I announce at work that my last day will be September 1. This generates a wide range of reactions, from “Oh no, it won’t be the same without you!” to “Well, you’re going to finish this project before you go, right? Because I can’t take anything else on.” I am relieved to have told everyone. I am sad to think of leaving the people I care about. I feel overwhelmed by the amount of work I am expected to finish before I go. I wonder if I will spend the rest of my life worrying about money. I feel dizzy thinking that I have no idea what I’ll be doing three months from now, a year from now.
Though I try to self-soothe, I feel a lot of emotional turmoil that is hard to quiet. My thinking slides right into old familiar modes: I am bad, I deserve to die. The difference between now and a year ago is that I recognize now that this is my brain on stress, and this brain doesn’t always speak the truth. Still, it feels bad. I want some relief. I know that hurting myself will bring some relief.
A few days after the last time I burned myself, in late July, my husband saw the burn.

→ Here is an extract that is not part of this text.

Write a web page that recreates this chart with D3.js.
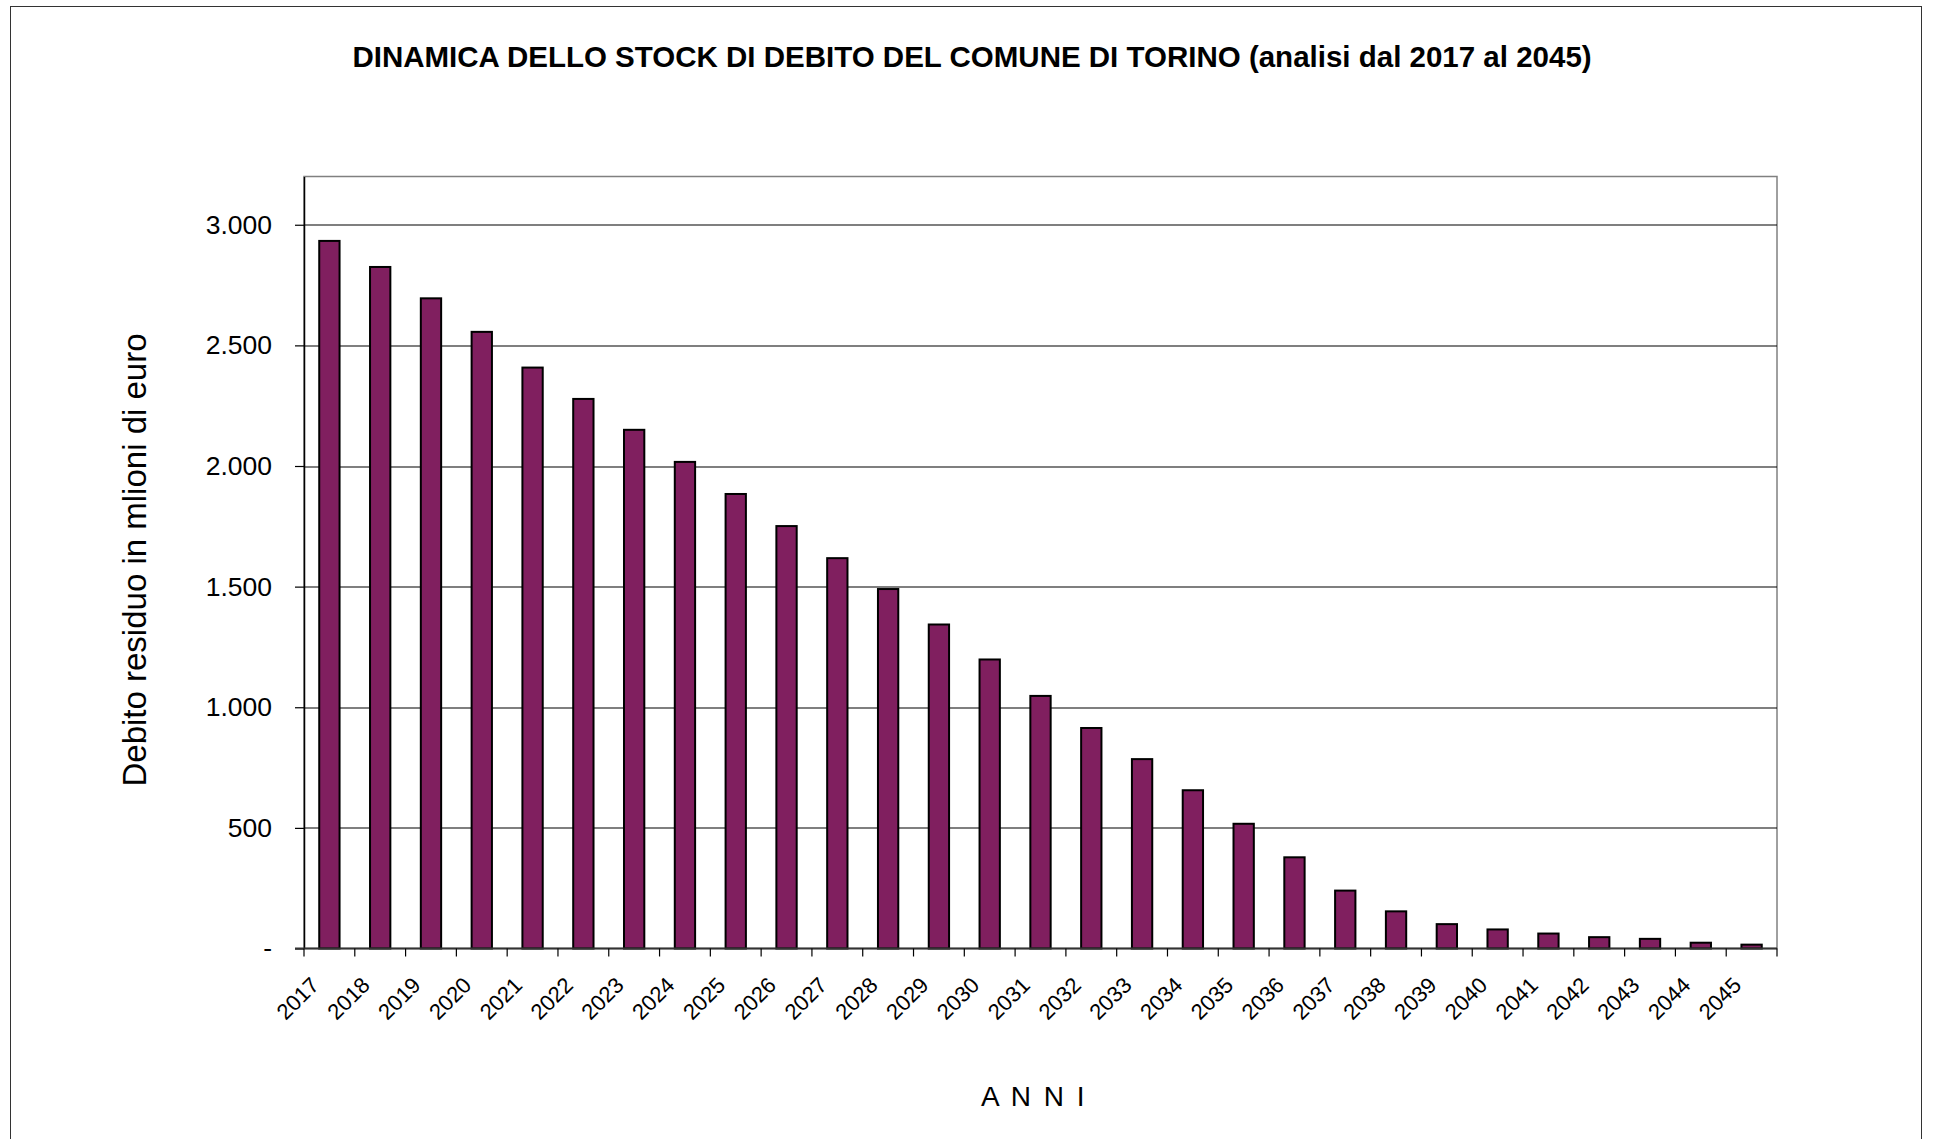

He was concerned and caring. He didn’t judge me. He asked if I could share my pain with him, so I wouldn’t have to be alone with it. It was a very loving, moving thing to say. I remember it almost every day.
So I tell myself, he wants me to share this with him. I owe it to him to try.
Me: I’m not feeling so good.
Him: What do you mean, not so good?
Me: You know, agitated, distressed. Like it would be a relief to burn myself.
Him: Oh, no, don’t do that. You don’t need to do that… You can talk to me. What’s going on? Do you know what the distress is about?
So I tell him it’s about work and all the strong and confused emotions. Sometimes I think it’s just the intensity I can’t take. I don’t want to feel so much.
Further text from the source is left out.